* start *
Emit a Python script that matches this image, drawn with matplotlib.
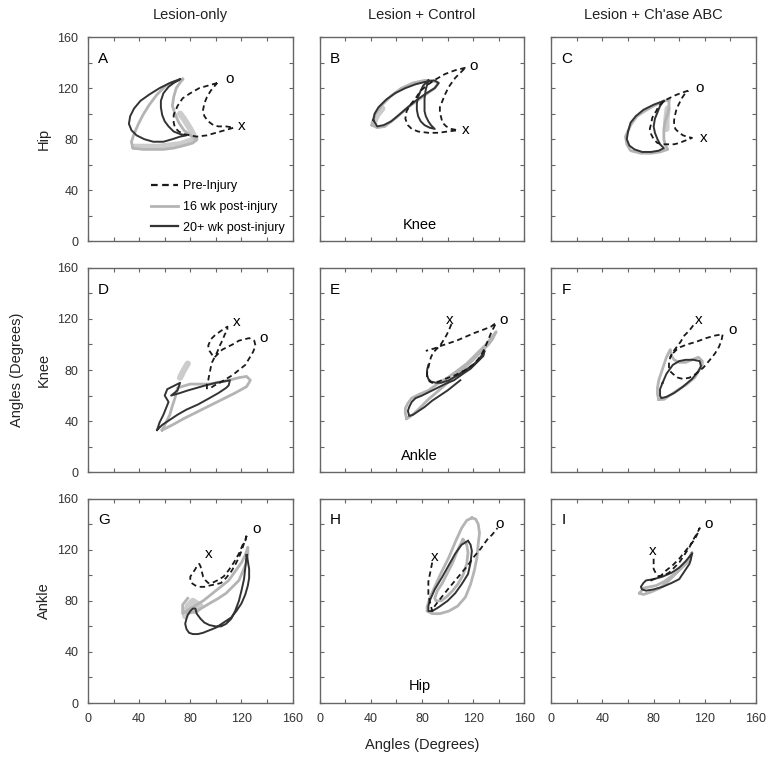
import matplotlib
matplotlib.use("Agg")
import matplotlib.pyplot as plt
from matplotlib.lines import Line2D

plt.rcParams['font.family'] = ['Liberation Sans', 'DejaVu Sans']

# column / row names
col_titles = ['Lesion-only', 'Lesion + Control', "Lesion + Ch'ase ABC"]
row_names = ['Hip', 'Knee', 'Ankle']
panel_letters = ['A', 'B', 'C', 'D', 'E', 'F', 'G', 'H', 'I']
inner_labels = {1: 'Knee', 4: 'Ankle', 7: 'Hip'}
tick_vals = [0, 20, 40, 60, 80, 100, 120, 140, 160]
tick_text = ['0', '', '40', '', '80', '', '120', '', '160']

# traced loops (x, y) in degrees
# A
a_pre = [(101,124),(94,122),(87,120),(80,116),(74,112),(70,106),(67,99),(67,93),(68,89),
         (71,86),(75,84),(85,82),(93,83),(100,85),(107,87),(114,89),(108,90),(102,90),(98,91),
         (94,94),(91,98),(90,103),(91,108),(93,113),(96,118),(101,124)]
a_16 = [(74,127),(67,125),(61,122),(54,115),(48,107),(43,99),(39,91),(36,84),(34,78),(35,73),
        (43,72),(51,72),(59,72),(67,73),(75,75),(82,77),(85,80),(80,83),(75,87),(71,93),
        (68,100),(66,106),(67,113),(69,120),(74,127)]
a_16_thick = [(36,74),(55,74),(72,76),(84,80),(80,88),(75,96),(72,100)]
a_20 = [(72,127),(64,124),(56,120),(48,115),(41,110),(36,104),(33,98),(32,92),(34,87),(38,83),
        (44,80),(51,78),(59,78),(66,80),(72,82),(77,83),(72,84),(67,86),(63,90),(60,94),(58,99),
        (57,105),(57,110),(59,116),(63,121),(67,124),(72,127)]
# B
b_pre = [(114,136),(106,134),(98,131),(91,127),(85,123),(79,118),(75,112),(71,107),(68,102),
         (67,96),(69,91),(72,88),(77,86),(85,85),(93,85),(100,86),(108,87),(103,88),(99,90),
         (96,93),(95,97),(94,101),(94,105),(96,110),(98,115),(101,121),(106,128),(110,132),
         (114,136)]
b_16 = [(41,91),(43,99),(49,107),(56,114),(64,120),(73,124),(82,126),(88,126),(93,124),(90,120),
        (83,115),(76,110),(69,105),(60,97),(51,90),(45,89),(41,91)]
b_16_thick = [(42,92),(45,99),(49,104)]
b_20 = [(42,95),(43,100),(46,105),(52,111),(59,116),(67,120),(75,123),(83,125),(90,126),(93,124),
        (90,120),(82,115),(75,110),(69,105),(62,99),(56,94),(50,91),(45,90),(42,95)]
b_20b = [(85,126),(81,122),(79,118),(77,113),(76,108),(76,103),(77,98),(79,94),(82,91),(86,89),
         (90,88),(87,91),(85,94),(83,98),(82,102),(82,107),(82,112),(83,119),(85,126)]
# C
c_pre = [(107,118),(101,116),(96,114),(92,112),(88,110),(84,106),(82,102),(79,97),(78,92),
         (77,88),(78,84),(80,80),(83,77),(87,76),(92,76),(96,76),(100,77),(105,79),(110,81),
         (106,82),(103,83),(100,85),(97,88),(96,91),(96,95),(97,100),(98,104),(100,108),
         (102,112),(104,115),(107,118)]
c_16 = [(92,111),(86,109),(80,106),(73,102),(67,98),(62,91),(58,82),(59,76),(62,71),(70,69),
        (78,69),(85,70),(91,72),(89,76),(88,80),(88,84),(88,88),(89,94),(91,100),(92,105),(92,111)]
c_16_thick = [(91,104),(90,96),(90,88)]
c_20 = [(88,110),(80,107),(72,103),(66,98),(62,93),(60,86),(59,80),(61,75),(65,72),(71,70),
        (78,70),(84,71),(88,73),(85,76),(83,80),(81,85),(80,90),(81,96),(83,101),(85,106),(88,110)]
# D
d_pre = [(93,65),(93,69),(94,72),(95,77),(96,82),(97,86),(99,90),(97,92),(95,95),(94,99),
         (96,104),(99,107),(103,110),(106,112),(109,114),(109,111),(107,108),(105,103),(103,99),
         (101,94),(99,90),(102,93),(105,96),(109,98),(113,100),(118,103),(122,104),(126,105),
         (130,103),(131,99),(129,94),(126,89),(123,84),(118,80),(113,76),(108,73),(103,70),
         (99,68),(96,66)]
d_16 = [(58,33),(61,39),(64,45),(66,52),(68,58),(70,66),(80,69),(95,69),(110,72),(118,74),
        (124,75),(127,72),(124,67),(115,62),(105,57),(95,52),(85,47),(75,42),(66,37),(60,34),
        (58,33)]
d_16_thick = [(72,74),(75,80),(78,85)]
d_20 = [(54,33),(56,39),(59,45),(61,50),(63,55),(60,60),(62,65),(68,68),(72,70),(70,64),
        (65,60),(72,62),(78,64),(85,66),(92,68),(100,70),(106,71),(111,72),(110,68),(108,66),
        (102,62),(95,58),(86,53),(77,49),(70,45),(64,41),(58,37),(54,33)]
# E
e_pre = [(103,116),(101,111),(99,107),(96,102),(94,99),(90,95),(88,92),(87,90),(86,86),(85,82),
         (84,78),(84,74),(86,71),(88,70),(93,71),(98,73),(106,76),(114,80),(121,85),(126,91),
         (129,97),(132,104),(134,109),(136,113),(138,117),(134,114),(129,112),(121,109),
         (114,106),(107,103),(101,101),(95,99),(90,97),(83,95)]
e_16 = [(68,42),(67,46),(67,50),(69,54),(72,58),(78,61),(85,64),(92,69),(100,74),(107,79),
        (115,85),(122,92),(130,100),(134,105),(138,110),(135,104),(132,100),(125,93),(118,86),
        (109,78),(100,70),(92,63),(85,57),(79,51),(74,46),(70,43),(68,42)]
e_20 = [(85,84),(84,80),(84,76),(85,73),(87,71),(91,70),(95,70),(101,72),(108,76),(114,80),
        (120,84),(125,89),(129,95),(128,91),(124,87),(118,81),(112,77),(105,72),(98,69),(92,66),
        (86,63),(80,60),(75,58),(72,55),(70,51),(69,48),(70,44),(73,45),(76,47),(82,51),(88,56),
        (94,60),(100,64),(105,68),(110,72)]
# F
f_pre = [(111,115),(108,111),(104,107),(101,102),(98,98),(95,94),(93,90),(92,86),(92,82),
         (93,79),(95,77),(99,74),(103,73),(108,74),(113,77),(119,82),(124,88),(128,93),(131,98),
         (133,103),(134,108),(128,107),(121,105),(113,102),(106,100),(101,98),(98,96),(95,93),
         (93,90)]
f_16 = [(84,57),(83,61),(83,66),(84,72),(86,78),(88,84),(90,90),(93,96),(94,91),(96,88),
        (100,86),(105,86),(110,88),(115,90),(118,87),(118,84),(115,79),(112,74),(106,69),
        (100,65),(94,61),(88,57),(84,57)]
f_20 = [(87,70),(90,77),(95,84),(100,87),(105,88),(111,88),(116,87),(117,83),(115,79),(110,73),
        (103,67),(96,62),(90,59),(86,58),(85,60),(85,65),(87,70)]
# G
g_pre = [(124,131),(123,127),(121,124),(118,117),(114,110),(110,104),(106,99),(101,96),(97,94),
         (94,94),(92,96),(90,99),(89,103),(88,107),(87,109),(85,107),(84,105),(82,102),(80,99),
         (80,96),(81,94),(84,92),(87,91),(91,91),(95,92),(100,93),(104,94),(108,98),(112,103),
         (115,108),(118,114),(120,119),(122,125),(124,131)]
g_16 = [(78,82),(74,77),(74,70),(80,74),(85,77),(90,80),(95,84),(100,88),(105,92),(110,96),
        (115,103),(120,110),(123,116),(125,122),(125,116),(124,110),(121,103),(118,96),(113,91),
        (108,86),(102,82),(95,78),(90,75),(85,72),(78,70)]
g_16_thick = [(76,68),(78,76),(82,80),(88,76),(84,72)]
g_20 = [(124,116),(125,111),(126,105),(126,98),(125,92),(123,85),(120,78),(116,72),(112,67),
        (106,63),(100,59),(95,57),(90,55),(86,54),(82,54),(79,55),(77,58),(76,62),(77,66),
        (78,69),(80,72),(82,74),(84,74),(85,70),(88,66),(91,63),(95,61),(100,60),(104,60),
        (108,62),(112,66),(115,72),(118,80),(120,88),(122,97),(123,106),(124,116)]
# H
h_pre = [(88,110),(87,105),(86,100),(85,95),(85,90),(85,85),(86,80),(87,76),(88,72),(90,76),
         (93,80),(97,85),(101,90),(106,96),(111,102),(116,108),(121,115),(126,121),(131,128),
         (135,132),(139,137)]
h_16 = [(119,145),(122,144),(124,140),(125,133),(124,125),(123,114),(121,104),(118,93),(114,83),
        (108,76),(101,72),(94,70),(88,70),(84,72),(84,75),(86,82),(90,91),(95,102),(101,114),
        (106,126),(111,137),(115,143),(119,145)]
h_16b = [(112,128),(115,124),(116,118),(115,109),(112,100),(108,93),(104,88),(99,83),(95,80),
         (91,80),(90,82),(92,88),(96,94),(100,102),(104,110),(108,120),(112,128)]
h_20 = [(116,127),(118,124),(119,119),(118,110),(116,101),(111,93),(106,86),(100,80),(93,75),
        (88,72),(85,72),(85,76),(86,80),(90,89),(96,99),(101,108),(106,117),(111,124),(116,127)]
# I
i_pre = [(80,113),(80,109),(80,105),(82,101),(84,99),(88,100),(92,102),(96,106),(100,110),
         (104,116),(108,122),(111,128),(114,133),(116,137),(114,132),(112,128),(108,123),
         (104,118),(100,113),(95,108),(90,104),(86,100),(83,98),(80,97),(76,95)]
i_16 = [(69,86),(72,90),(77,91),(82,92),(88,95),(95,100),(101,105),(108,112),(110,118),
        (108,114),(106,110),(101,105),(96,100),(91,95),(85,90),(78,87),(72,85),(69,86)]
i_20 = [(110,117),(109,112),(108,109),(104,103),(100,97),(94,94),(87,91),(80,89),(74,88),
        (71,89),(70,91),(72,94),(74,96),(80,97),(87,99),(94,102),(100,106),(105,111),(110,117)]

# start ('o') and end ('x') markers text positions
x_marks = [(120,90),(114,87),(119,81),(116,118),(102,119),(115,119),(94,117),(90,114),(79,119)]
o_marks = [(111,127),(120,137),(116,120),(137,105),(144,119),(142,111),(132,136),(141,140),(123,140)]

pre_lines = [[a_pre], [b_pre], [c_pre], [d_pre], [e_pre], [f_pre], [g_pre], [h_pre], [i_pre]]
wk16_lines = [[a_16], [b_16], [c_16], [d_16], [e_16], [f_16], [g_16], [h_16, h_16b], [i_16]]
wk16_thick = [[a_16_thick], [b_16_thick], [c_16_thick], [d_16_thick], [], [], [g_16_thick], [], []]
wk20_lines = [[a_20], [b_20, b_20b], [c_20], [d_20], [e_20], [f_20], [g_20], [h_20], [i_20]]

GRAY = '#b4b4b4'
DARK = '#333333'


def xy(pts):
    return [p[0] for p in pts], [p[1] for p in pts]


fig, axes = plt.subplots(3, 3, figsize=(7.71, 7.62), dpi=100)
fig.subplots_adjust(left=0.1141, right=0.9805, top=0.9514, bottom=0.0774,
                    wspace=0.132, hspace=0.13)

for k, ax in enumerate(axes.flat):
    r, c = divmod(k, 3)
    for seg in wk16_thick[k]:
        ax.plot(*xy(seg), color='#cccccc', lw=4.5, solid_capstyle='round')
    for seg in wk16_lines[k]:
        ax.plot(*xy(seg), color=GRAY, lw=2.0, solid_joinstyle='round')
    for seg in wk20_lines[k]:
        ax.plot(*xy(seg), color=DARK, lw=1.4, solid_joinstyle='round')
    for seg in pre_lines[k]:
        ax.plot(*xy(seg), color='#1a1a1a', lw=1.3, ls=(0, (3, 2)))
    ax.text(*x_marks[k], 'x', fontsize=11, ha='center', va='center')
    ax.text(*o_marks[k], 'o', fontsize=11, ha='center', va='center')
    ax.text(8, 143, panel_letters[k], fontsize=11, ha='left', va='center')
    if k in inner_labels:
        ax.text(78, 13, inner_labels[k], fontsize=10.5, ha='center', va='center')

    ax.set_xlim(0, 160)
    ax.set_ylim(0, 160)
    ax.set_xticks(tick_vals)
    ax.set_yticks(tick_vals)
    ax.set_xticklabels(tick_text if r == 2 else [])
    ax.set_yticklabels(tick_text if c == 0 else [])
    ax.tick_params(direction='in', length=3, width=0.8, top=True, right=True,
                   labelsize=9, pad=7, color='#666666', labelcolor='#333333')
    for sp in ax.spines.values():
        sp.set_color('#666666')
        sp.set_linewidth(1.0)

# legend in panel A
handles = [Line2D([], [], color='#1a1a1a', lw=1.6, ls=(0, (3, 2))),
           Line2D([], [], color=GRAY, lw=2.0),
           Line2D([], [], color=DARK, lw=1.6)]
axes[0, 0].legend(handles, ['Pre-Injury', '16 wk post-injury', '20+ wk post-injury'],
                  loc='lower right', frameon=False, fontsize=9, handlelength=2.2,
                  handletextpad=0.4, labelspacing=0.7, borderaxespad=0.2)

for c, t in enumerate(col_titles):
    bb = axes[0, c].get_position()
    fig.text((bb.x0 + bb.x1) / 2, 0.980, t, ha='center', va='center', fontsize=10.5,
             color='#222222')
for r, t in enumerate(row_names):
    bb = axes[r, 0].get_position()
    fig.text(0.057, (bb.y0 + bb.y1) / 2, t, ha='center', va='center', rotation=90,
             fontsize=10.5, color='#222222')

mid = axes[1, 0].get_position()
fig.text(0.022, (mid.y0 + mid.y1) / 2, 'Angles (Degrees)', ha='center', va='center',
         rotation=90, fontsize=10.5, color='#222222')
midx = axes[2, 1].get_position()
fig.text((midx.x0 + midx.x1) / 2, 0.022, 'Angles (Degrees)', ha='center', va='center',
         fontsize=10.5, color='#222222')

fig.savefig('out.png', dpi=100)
* end *
**Stated problem:** Find the lines with the string "matplotlib" and reproduce them.

**Expected answer:**
Emit a Python script that matches this image, drawn with matplotlib.
import matplotlib
matplotlib.use("Agg")
import matplotlib.pyplot as plt
from matplotlib.lines import Line2D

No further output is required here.